— Begin Record extracts —

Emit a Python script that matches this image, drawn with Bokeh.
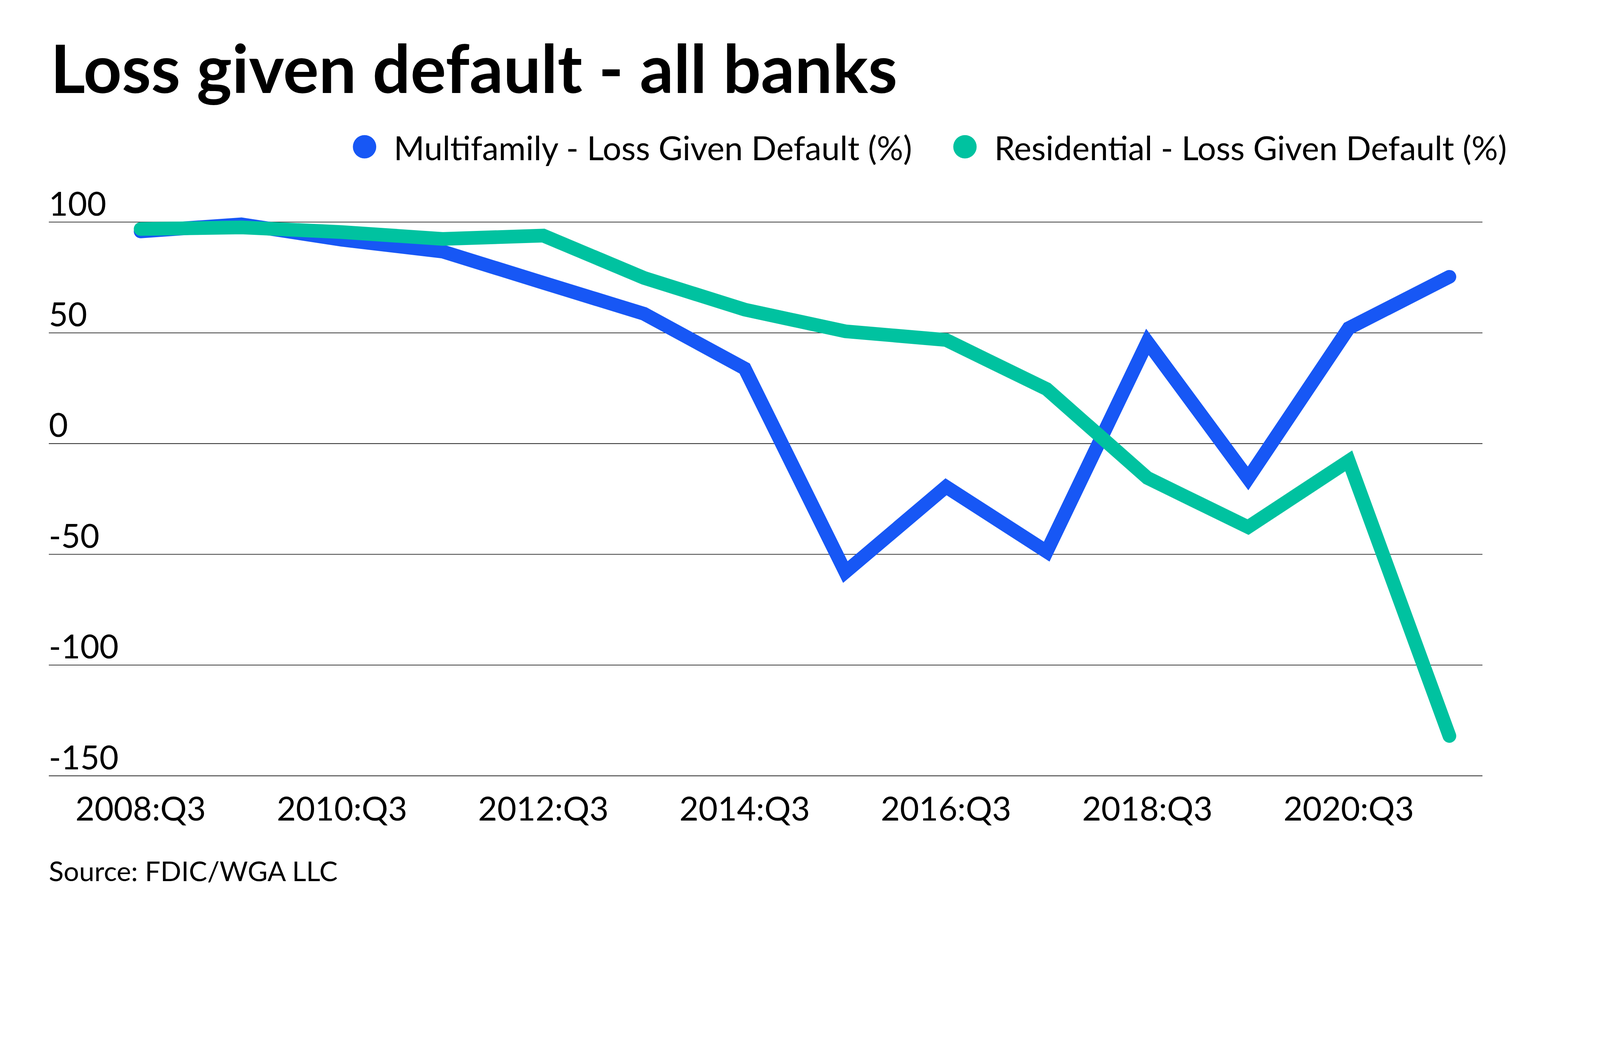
from bokeh.plotting import figure
from bokeh.models import Range1d
from bokeh.core.properties import value
from bokeh.embed import file_html
from bokeh.resources import INLINE

# data (yearly Q3 values, %)
periods = ["2008:Q3", "2009:Q3", "2010:Q3", "2011:Q3", "2012:Q3", "2013:Q3", "2014:Q3",
           "2015:Q3", "2016:Q3", "2017:Q3", "2018:Q3", "2019:Q3", "2020:Q3", "2021:Q3"]
multifamily = [95.8, 99.0, 92.0, 86.7, 72.6, 58.6, 33.9, -58.0, -19.5, -48.8, 45.9, -15.7, 52.1, 75.3]
residential = [96.9, 97.6, 95.5, 92.4, 93.9, 74.8, 60.5, 50.7, 46.8, 24.6, -15.5, -37.7, -7.8, -132.0]
series_names = ["Multifamily - Loss Given Default (%)", "Residential - Loss Given Default (%)"]
y_ticks = [100, 50, 0, -50, -100, -150]
label_step = 2

BLUE = "#1757F5"
GREEN = "#00C2A0"
INK = "#222222"
FONT = "Lato"

# the page is photographed ~1.17x larger than css px; layout below is in
# photo px and scaled back with K
K = 1.17
W, H = 4060, 2290
X0, DX = 430, 301.54      # photo px of first period, px per period
Y0, DY = 1337, 6.632      # photo px of value 0, px per unit
LIFT = 0.33               # text y lands this many em above the asked baseline

LABEL_PX, TITLE_PX, SOURCE_PX = 99, 200, 82


def dx(px):
    return (px - X0) / DX


def dy(py):
    return (Y0 - py) / DY


def base(py, size):
    # data y that puts the text baseline at photo px py
    return dy(py - LIFT * size)


def fs(px):
    return value(f"{px / K:.1f}px")


xs = list(range(len(periods)))
x_range = Range1d(dx(8 * K), dx((W + 8) * K))
y_range = Range1d(dy((H + 8) * K), dy(8 * K))

p = figure(width=W, height=H, title=None, x_range=x_range, y_range=y_range,
           x_axis_type=None, y_axis_type=None,
           output_backend="svg", toolbar_location=None, min_border=0)
p.outline_line_color = None
p.grid.visible = False

# gridlines, with their labels sitting on top of them
left, right = dx(155), dx(4449)
p.segment(x0=[left] * len(y_ticks), x1=[right] * len(y_ticks), y0=y_ticks, y1=y_ticks,
          line_color=INK, line_width=2.2 / K)
p.text(x=[left] * len(y_ticks), y=[t + (22.7 + LIFT * LABEL_PX) / DY for t in y_ticks],
       text=[str(t) for t in y_ticks],
       text_font=value(FONT), text_font_size=fs(LABEL_PX), text_color="black",
       text_align="left", text_baseline="alphabetic")

# x labels
ticks = xs[::label_step]
p.text(x=ticks, y=[base(2460, LABEL_PX)] * len(ticks), text=[periods[i] for i in ticks],
       text_font=value(FONT), text_font_size=fs(LABEL_PX), text_color="black",
       text_align="center", text_baseline="alphabetic")

p.line(xs, multifamily, line_width=41 / K, line_color=BLUE, line_join="miter", line_cap="round")
p.line(xs, residential, line_width=41 / K, line_color=GREEN, line_join="miter", line_cap="round")

# legend
p.scatter([dx(1100.7), dx(2899)], [dy(448.3)] * 2, size=70 / K, marker="circle",
          fill_color=[BLUE, GREEN], line_color=None)
p.text(x=[dx(1188), dx(2987)], y=[base(482.7, LABEL_PX)] * 2, text=series_names,
       text_font=value(FONT), text_font_size=fs(LABEL_PX), text_color="black",
       text_align="left", text_baseline="alphabetic")

# title and source
p.text(x=[dx(160)], y=[base(276, TITLE_PX)], text=["Loss given default - all banks"],
       text_font=value(FONT), text_font_style="bold", text_font_size=fs(TITLE_PX),
       text_color="black", text_align="left", text_baseline="alphabetic")
p.text(x=[dx(155)], y=[base(2643, SOURCE_PX)], text=["Source: FDIC/WGA LLC"],
       text_font=value(FONT), text_font_size=fs(SOURCE_PX), text_color="black",
       text_align="left", text_baseline="alphabetic")

open("out.html", "w").write(file_html(p, INLINE))
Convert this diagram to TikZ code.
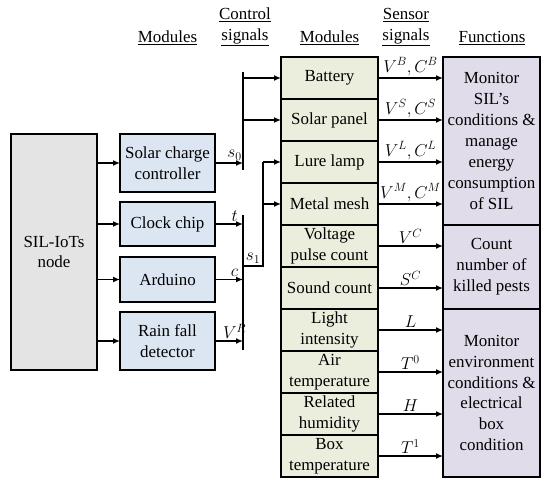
\documentclass[tikz,border=0pt]{standalone}
\usepackage{fontspec}
\setmainfont{Liberation Serif}
\usepackage{tikz}
\usetikzlibrary{arrows.meta,positioning,calc}
\definecolor{nodegray}{HTML}{E4E4E4}
\definecolor{ctrlblue}{HTML}{DCE6F2}
\definecolor{sensgreen}{HTML}{EBEEDC}
\definecolor{funcviolet}{HTML}{E1DCEA}
\begin{document}
\begin{tikzpicture}[x=1bp, y=-1bp, node distance=0bp and 20bp, every node/.style={font=\fontsize{17}{21}\selectfont}, hub/.style={draw, line width=2bp, outer sep=0bp, fill=nodegray, align=center, minimum width=86bp, minimum height=236bp}, ctrl/.style={draw, line width=2bp, outer sep=0bp, fill=ctrlblue, align=center, minimum width=95bp, inner sep=1bp}, sens/.style={draw, line width=2bp, outer sep=0bp, fill=sensgreen, align=center, minimum width=97bp, minimum height=42bp, inner sep=0bp}, func/.style={draw, line width=2bp, outer sep=0bp, fill=funcviolet, align=center, minimum width=97bp, inner sep=0bp, anchor=north west}, head/.style={align=center}, sig/.style={above, inner sep=2bp}, bus/.style={line width=1.3bp}, arr/.style={-{Latex[length=7bp,width=6bp]}, line width=1.3bp}]
\useasboundingbox (0,0) rectangle (550,489);
% headers
\node[head] (hmodin) at (167.5,38) {\underline{Modules}};
\node[head] (hctrl) at (245,27) {\underline{Control}\\\underline{signals}};
\node[head] (hmodout) at (329.5,38) {\underline{Modules}};
\node[head] (hsens) at (406,27) {\underline{Sensor}\\\underline{signals}};
\node[head] (hfunc) at (492,38) {\underline{Functions}};
% node and control modules
\node[hub] (sil) at (54,252) {SIL-IoTs\\node};
\node[ctrl, minimum height=58bp] (charger) at (167.5,163) {Solar charge\\controller};
\node[ctrl, minimum height=44bp] (clock) at (167.5,224) {Clock chip};
\node[ctrl, minimum height=45bp] (arduino) at (167.5,279.5) {Arduino};
\node[ctrl, minimum height=58bp] (rain) at (167.5,341) {Rain fall\\detector};
% sensing modules
\node[sens] (battery) at (329.5,78) {Battery};
\node[sens, below=of battery] (solar) {Solar panel};
\node[sens, below=of solar] (lamp) {Lure lamp};
\node[sens, below=of lamp] (mesh) {Metal mesh};
\node[sens, below=of mesh] (pulse) {Voltage\\pulse count};
\node[sens, below=of pulse] (sound) {Sound count};
\node[sens, below=of sound] (light) {Light\\intensity};
\node[sens, below=of light] (airtemp) {Air\\temperature};
\node[sens, below=of airtemp] (humid) {Related\\humidity};
\node[sens, below=of humid] (boxtemp) {Box\\temperature};
% functions
\node[func, minimum height=168bp] (fnenergy) at ([xshift=65bp]battery.north east) {Monitor\\SIL's\\conditions \&\\manage\\energy\\consumption\\of SIL};
\node[func, minimum height=84bp] (fnpests) at ([xshift=65bp]pulse.north east) {Count\\number of\\killed pests};
\node[func, minimum height=168bp] (fnenv) at ([xshift=65bp]light.north east) {Monitor\\environment\\conditions \&\\electrical\\box\\condition};
% node to modules
\draw[arr] (sil.east |- charger) -- (charger.west);
\draw[arr] (sil.east |- clock) -- (clock.west);
\draw[arr] (sil.east |- arduino) -- (arduino.west);
\draw[arr] (sil.east |- rain) -- (rain.west);
% control buses
\coordinate (bus) at ([xshift=28bp]charger.east);
\draw[bus] ([yshift=6bp]bus |- battery) -- ([yshift=-7bp]bus |- charger);
\draw[arr] (charger.east) -- node[sig, pos=0.7]{$s_0$} (bus |- charger);
\draw[arr] (bus |- battery) -- (battery.west);
\draw[arr] (bus |- solar) -- (solar.west);
\draw[bus] ([yshift=9bp]bus |- clock) -- ([yshift=-9bp]bus |- rain);
\draw[arr] (clock.east) -- node[sig, pos=0.7]{$t$} (bus |- clock);
\draw[arr] (arduino.east) -- node[sig, pos=0.7]{$c$} (bus |- arduino);
\draw[arr] (rain.east) -- node[sig, pos=0.7]{$V^R$} (bus |- rain);
\coordinate (split) at (263,266);
\draw[bus] (bus |- split) -- node[sig]{$s_1$} (split) -- (split |- lamp);
\draw[arr] (split |- lamp) -- (lamp.west);
\draw[arr] (split |- mesh) -- (mesh.west);
% sensor signals
\draw[arr] (battery.east) -- node[sig]{$V^B, C^B$} (fnenergy.west |- battery.east);
\draw[arr] (solar.east) -- node[sig]{$V^S, C^S$} (fnenergy.west |- solar.east);
\draw[arr] (lamp.east) -- node[sig]{$V^L, C^L$} (fnenergy.west |- lamp.east);
\draw[arr] (mesh.east) -- node[sig]{$V^M, C^M$} (fnenergy.west |- mesh.east);
\draw[arr] (pulse.east) -- node[sig]{$V^C$} (fnpests.west |- pulse.east);
\draw[arr] (sound.east) -- node[sig]{$S^C$} (fnpests.west |- sound.east);
\draw[arr] (light.east) -- node[sig]{$L$} (fnenv.west |- light.east);
\draw[arr] (airtemp.east) -- node[sig]{$T^0$} (fnenv.west |- airtemp.east);
\draw[arr] (humid.east) -- node[sig]{$H$} (fnenv.west |- humid.east);
\draw[arr] (boxtemp.east) -- node[sig]{$T^1$} (fnenv.west |- boxtemp.east);
\end{tikzpicture}
\end{document}
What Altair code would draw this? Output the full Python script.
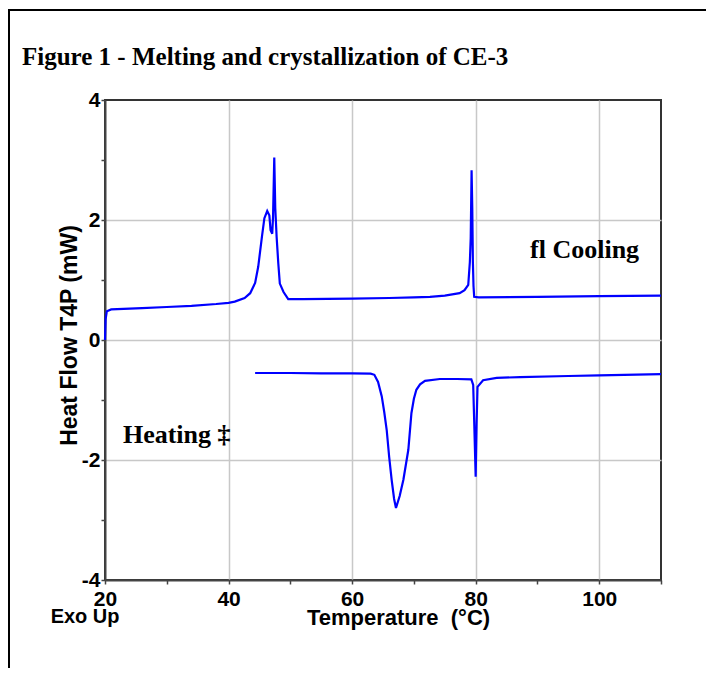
import altair as alt
import pandas as pd

# ---- data ----
cool_T = [20.0, 20.1, 20.3, 21.0, 23.0, 26.0, 30.0, 34.0, 38.0, 40.0, 41.0, 42.6, 43.5, 44.3,
          44.8, 45.4, 45.8, 46.26, 46.6, 46.8, 47.07, 47.2, 47.4, 47.56, 47.78, 48.05, 48.3,
          48.9, 49.66, 52.0, 60.0, 66.0, 70.0, 72.6, 75.0, 77.4, 78.2, 78.8, 79.06, 79.2,
          79.34, 79.45, 79.55, 79.65, 79.76, 80.5, 90.0, 100.0, 110.0]
cool_mW = [0.0, 0.35, 0.48, 0.51, 0.52, 0.53, 0.55, 0.57, 0.60, 0.62, 0.64, 0.70, 0.78, 0.95,
           1.22, 1.72, 2.03, 2.15, 2.08, 1.83, 1.77, 2.05, 3.04, 2.2, 1.72, 1.28, 0.94,
           0.80, 0.68, 0.68, 0.69, 0.70, 0.71, 0.72, 0.74, 0.78, 0.83, 0.92, 1.3, 1.7,
           2.83, 2.2, 1.3, 0.9, 0.72, 0.71, 0.72, 0.73, 0.74]

heat_T = [44.3, 50.0, 55.0, 60.0, 63.0, 63.6, 64.2, 64.8, 65.2, 65.6, 66.0, 66.4, 66.8, 67.1,
          67.7, 68.3, 69.1, 69.6, 70.0, 70.4, 71.0, 71.8, 74.2, 77.0, 79.3, 79.6, 79.8, 80.0,
          80.15, 80.3, 81.2, 83.4, 87.2, 95.0, 100.0, 110.0]
heat_mW = [-0.55, -0.55, -0.555, -0.555, -0.56, -0.58, -0.7, -0.94, -1.2, -1.5, -1.95, -2.33,
           -2.65, -2.8, -2.6, -2.33, -1.83, -1.22, -0.98, -0.83, -0.74, -0.68, -0.65, -0.65,
           -0.655, -0.75, -1.5, -2.28, -1.4, -0.78, -0.67, -0.63, -0.62, -0.6, -0.59, -0.57]

x_ticks = [20, 30, 40, 50, 60, 70, 80, 90, 100, 110]
y_ticks = [-4, -3, -2, -1, 0, 1, 2, 3, 4]

serif_notes = ["fl Cooling", "Heating ‡"]
serif_T = [88.8, 22.9]
serif_mW = [1.37, -1.72]
sans_notes = ["Exo Up"]
sans_T = [11.2]
sans_mW = [-4.71]

title_text = "Figure 1 - Melting and crystallization of CE-3"

# ---- tables ----
curves = pd.concat([
    pd.DataFrame({"T": cool_T, "mW": cool_mW, "series": "Cooling", "i": range(len(cool_T))}),
    pd.DataFrame({"T": heat_T, "mW": heat_mW, "series": "Heating", "i": range(len(heat_T))}),
], ignore_index=True)
serif_df = pd.DataFrame({"T": serif_T, "mW": serif_mW, "label": serif_notes})
sans_df = pd.DataFrame({"T": sans_T, "mW": sans_mW, "label": sans_notes})

xs = alt.Scale(domain=[20, 110], nice=False, zero=False)
ys = alt.Scale(domain=[-4, 4], nice=False, zero=False)

common_axis = dict(
    tickSize=4, tickColor="#444", tickWidth=1.5,
    domainColor="#444", domainWidth=2,
    gridColor="#c8c8c8", gridWidth=1.5,
    labelFont="Liberation Sans", labelFontWeight="bold", labelColor="black",
    labelOverlap=False, labelFlush=False,
    titleFont="Liberation Sans", titleFontWeight="bold", titleColor="black",
)

x_axis = alt.Axis(
    values=x_ticks,
    labelExpr="(datum.value % 20 == 0 && datum.value <= 100) ? '' + datum.value : ''",
    gridOpacity={"condition": {"test": "datum.value % 20 == 0 && datum.value > 20 && datum.value < 110", "value": 1}, "value": 0},
    labelFontSize=21, labelPadding=4,
    title="Temperature \u00a0(°C)", titleFontSize=22,
    titleX=293, titleY=44, titleAlign="center", titleBaseline="alphabetic",
    **common_axis,
)
y_axis = alt.Axis(
    values=y_ticks,
    labelExpr="datum.value % 2 == 0 ? '' + datum.value : ''",
    gridOpacity={"condition": {"test": "datum.value % 2 == 0 && abs(datum.value) < 4", "value": 1}, "value": 0},
    labelFontSize=21, labelPadding=1,
    title="Heat Flow T4P (mW)", titleFontSize=23,
    titleX=-29, titleY=235, titleAngle=270, titleAlign="center", titleBaseline="alphabetic",
    **common_axis,
)

lines = alt.Chart(curves).mark_line(color="#0000FF", strokeWidth=2.2).encode(
    x=alt.X("T:Q", scale=xs, axis=x_axis),
    y=alt.Y("mW:Q", scale=ys, axis=y_axis),
    detail="series:N",
    order="i:Q",
)

serif_text = alt.Chart(serif_df).mark_text(
    font="Liberation Serif", fontWeight="bold", fontSize=26, color="black",
    align="left", baseline="alphabetic",
).encode(x=alt.X("T:Q", scale=xs), y=alt.Y("mW:Q", scale=ys), text="label:N")

sans_text = alt.Chart(sans_df).mark_text(
    font="Liberation Sans", fontWeight="bold", fontSize=20, color="black",
    align="left", baseline="alphabetic",
).encode(x=alt.X("T:Q", scale=xs), y=alt.Y("mW:Q", scale=ys), text="label:N")

title_mark = alt.Chart(pd.DataFrame({"label": [title_text]})).mark_text(
    font="Liberation Serif", fontWeight="bold", fontSize=25, color="black",
    align="left", baseline="alphabetic",
).encode(x=alt.value(-83), y=alt.value(-35), text="label:N")

border = alt.Chart(pd.DataFrame({"a": [0]})).mark_rect(
    filled=False, stroke="black", strokeWidth=2,
).encode(x=alt.value(-96), x2=alt.value(900), y=alt.value(-90), y2=alt.value(900))

chart = alt.layer(border, lines, serif_text, sans_text, title_mark).properties(
    width=556, height=480,
    autosize=alt.AutoSizeParams(type="none"),
    padding={"left": 97, "top": 92, "right": 45, "bottom": 88},
    background="white",
).configure_view(stroke="#333", strokeWidth=2)

chart.save("out.html", embed_options={"renderer": "svg", "actions": False})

— End Record extracts —

§ **Problem**
Only the lines from the start of the records above through the line containing "from bokeh.resources import INLINE" should be returned, exactly and with both ends, please; the pictures stay out.

§ **Solution below**
Emit a Python script that matches this image, drawn with Bokeh.
from bokeh.plotting import figure
from bokeh.models import Range1d
from bokeh.core.properties import value
from bokeh.embed import file_html
from bokeh.resources import INLINE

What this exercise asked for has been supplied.